Vampyr, le titre danois, est resté en dépit de toutes les propositions faites à l’époque de sa sortie (L’étrange aventure de David Gray, Adventures of David Gray, Not against the flesh, Der Traum des Allan Grey). Le film est sorti dans trois langues (française, allemande, anglaise), a été remonté et n’a pas la même durée selon les versions (1h12, 1h23…). Comme dans un rêve, les noms et le rôle des personnages changent selon ces versions (Allan s’appelle David, Léone n’est plus la fille du châtelain mais sa femme). De même, la photographie de Vampyr, si particulière et obtenue tout à fait accidentellement (la pellicule surexposée a baigné l’image d’une lumière grise et spectrale que l’on pourrait croire d’influence impressionniste) nous laisse partager la vision presque onirique d’Allan Gray. Couché dans un lit, assoupi sur un banc, l’esprit en pérégrination loin du corps sont quelques-uns des motifs qui permettent d’interpréter l’aventure comme un rêve.

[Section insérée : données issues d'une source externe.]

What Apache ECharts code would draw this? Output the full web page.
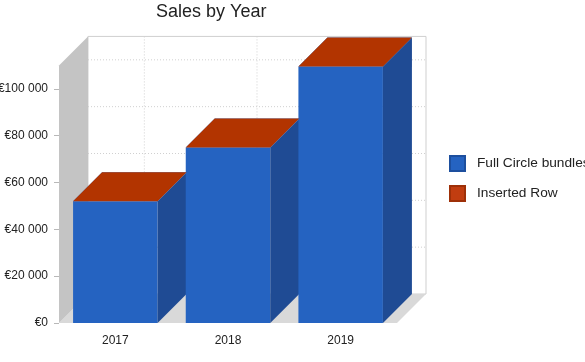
<!DOCTYPE html>
<html>
<head>
<meta charset="utf-8">
<script src="https://cdn.jsdelivr.net/npm/echarts@6/dist/echarts.min.js"></script>
<style>
  html, body { margin: 0; padding: 0; background: #fff; }
  #chart { width: 585px; height: 362px; }
</style>
</head>
<body>
<div id="chart"></div>
<script>
// data
const categories = ['2017', '2018', '2019']
const fullCircle = [52000, 75000, 109500]
const insertedRow = [0, 0, 0]
const yTicks = [0, 20000, 40000, 60000, 80000, 100000]
const wallTop = 110000

// 3d look
const DX = 29
const DY = -29
const BAR_RATIO = 0.75

const faces = {
  'Full Circle bundles': { front: '#2563c1', side: '#1f4b94', top: '#2d6bcb' },
  'Inserted Row': { front: '#c13d10', side: '#8f2c05', top: '#b23400' }
}

const fmt = v => '€' + String(v).replace(/\B(?=(\d{3})+(?!\d))/g, ' ')

function renderBox(name) {
  const f = faces[name]
  return function (params, api) {
    const i = api.value(0)
    const c0 = api.coord([i, api.value(1)])
    const c1 = api.coord([i, api.value(2)])
    const w = api.size([1, 0])[0] * BAR_RATIO
    const x0 = c0[0] - w / 2
    const x1 = c0[0] + w / 2
    const yb = c0[1]
    const yt = c1[1]
    return {
      type: 'group',
      children: [
        { type: 'rect', shape: { x: x0, y: yt, width: w, height: yb - yt }, style: { fill: f.front } },
        { type: 'polygon', shape: { points: [[x1, yb], [x1 + DX, yb + DY], [x1 + DX, yt + DY], [x1, yt]] }, style: { fill: f.side } },
        { type: 'polygon', shape: { points: [[x0, yt], [x1, yt], [x1 + DX, yt + DY], [x0 + DX, yt + DY]] }, style: { fill: f.top } }
      ]
    }
  }
}

function renderWalls(params, api) {
  const n = categories.length
  const band = api.size([1, 0])[0]
  const L = api.coord([0, 0])[0] - band / 2
  const R = api.coord([n - 1, 0])[0] + band / 2
  const y0 = api.coord([0, 0])[1]
  const yT = api.coord([0, wallTop])[1]
  const children = [
    // back wall
    { type: 'rect', shape: { x: L + DX, y: yT + DY, width: R - L, height: y0 - yT }, style: { fill: '#fff', stroke: '#cfcfcf', lineWidth: 1 } },
    // floor
    { type: 'polygon', shape: { points: [[L, y0], [R, y0], [R + DX, y0 + DY], [L + DX, y0 + DY]] }, style: { fill: '#d9d9d9' } },
    // left wall
    { type: 'polygon', shape: { points: [[L, y0], [L, yT], [L + DX, yT + DY], [L + DX, y0 + DY]] }, style: { fill: '#c4c4c4' } }
  ]
  yTicks.forEach(v => {
    if (v === 0) return
    const y = api.coord([0, v])[1] + DY
    children.push({ type: 'line', shape: { x1: L + DX, y1: y, x2: R + DX, y2: y }, style: { stroke: '#d0d0d0', lineWidth: 1, lineDash: [1, 2] } })
  })
  for (let i = 0; i < n; i++) {
    const x = api.coord([i, 0])[0] + DX
    children.push({ type: 'line', shape: { x1: x, y1: yT + DY, x2: x, y2: y0 + DY }, style: { stroke: '#d0d0d0', lineWidth: 1, lineDash: [1, 2] } })
  }
  return { type: 'group', children: children }
}

const chart = echarts.init(document.getElementById('chart'))
chart.setOption({
  animation: false,
  textStyle: { fontFamily: '"Liberation Sans", Arial, sans-serif' },
  title: {
    text: 'Sales by Year',
    left: 156,
    top: 3,
    padding: 0,
    textStyle: { fontSize: 18, fontWeight: 'normal', color: '#222' }
  },
  legend: {
    data: ['Full Circle bundles', 'Inserted Row'],
    orient: 'vertical',
    left: 449,
    top: 155,
    padding: 0,
    itemWidth: 15,
    itemHeight: 15,
    itemGap: 13,
    icon: 'rect',
    textStyle: { fontSize: 13.7, color: '#222', padding: [0, 0, 0, 7] }
  },
  grid: { left: 59, right: 188, top: 42, bottom: 39, outerBoundsMode: 'none' },
  xAxis: {
    type: 'category',
    data: categories,
    axisLine: { show: false },
    axisTick: { alignWithLabel: true, length: 4, lineStyle: { color: '#b8b8b8' } },
    axisLabel: { margin: 12, fontSize: 12, color: '#222' }
  },
  yAxis: {
    type: 'value',
    min: 0,
    max: 120000,
    interval: 20000,
    splitLine: { show: false },
    axisLine: { show: false },
    axisTick: { show: true, length: 5, customValues: yTicks, lineStyle: { color: '#b8b8b8' } },
    axisLabel: { margin: 11, fontSize: 12, color: '#222', customValues: yTicks, formatter: fmt }
  },
  series: [
    {
      type: 'custom',
      name: 'walls',
      z: 1,
      silent: true,
      renderItem: renderWalls,
      encode: { x: 0, y: 1 },
      data: [[0, 0]]
    },
    {
      type: 'custom',
      name: 'Full Circle bundles',
      z: 2,
      itemStyle: { color: '#2563c1', borderColor: '#1d4f9e', borderWidth: 1 },
      renderItem: renderBox('Full Circle bundles'),
      encode: { x: 0, y: [1, 2] },
      data: fullCircle.map((v, i) => [i, 0, v])
    },
    {
      type: 'custom',
      name: 'Inserted Row',
      z: 2,
      itemStyle: { color: '#c13d10', borderColor: '#9e3008', borderWidth: 1 },
      renderItem: renderBox('Inserted Row'),
      encode: { x: 0, y: [1, 2] },
      data: insertedRow.map((v, i) => [i, fullCircle[i], fullCircle[i] + v])
    }
  ]
})
</script>
</body>
</html>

Pas de baiser, pas de dents longues… N’était-il pas question de vampire ? Une vieille femme, Marguerite Chopin (Henriette Gérard), rode aux alentours de l’auberge et du château. C’est elle qui blesse au cou Gisèle, la seconde fille du châtelain (incarnée par Rena Mandel). La seule référence explicite faite au vampirisme est l’ouvrage offert à Allan Gray par le châtelain, The history of vampires de Paul Bonnard. Il explique ce qu’est un vampire et comment le détruire. Il est la seule source qui précise l’histoire de Marguerite Chopin (« Many years ago there was a foul epidemic in the village of Courtempierre [...] People believed this vampire was one Marguerite Chopin, buried in the village churchyard »). Seul un pieu de métal enfoncé dans son corps permet de se débarrasser de cette créature maléfique.

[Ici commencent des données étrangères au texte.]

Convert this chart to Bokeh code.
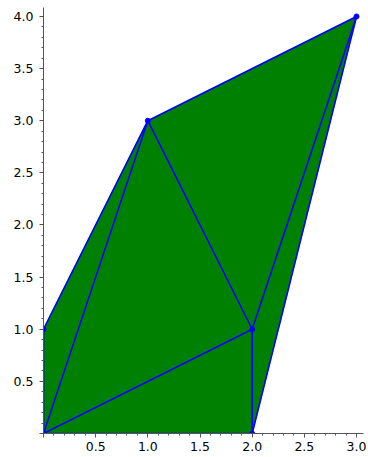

Vampyr ne paraît pas s’accorder avec l’approche mystique autour de laquelle Carl T. Dreyer a réalisé quelques-uns de ses films (Pages arrachées au livre de Satan, 1921, ou La passion de Jeanne d’Arc, 1928), en revanche le thème religieux n’en est pas absent pour autant. En effet, selon l’histoire racontée, le vampire est définitivement une créature diabolique puisque, après avoir lié sa victime à lui, il la pousse au suicide ; et selon l’Eglise, le paradis ne peut être accordé à ceux qui se sont volontairement donné la mort (« The vampire, who had obtained complete power over its victim, tries in every possible way to drive it to suicide; for the one who takes his own life is lost for all eternity. For him, the golden gates of Heaven are closed »)… L’enseigne de l’auberge placée en insert à différents moments du récit représente un ange (tutélaire) tenant d’une main une couronne (la victoire ?) et de l’autre un rameau (l’espoir ?). Il semble faire le lien de ses pieds entre le Ciel (le feu divin ?) et la Terre. En outre, la mort est omniprésente dans Vampyr. Elle est sur une gravure dans la chambre de Gray, elle est symbolisée par la faux et par les crânes rencontrés, elle est rêvée lorsque Gray est couché dans son propre cercueil (la séquence vertigineuse adopte le point de vue du mort), elle est réelle lorsque le châtelain est assassiné… Esprits et difformités (jambe de bois, fœtus exposé sur une étagère et gueule cassée) complètent un tableau fantastique que la réalisation anime avec inventivité (trucages qui, aussi simples qu’ils paraissent, n’en sont pas moins efficaces, panoramiques variés…). Le film emprunte également plusieurs idées au Dracula de Bram Stoker. Certains lieux, objets et personnages renvoient à ceux du roman : l’auberge et le château, le livre et le fiacre, le héros voyageur, les deux sœurs rappellant le couple Mina/Lucy, le médecin équivalant maléfique de Van Helsing (il inspire d’ailleurs Roman Polanski pour le professeur Abronsius dans Le bal des vampires, 1968).

Les personnages sont bons ou mauvais mais le monde qu’ils parcourent est un entre-deux (rêve et réalité, ombre et lumière, formes imprécises…). Carl T. Dreyer laisse une œuvre magnifique, hors du temps comme les créatures qui l’inspirent et capable de laisser le spectateur traverser les rêveries d’Allan Gray.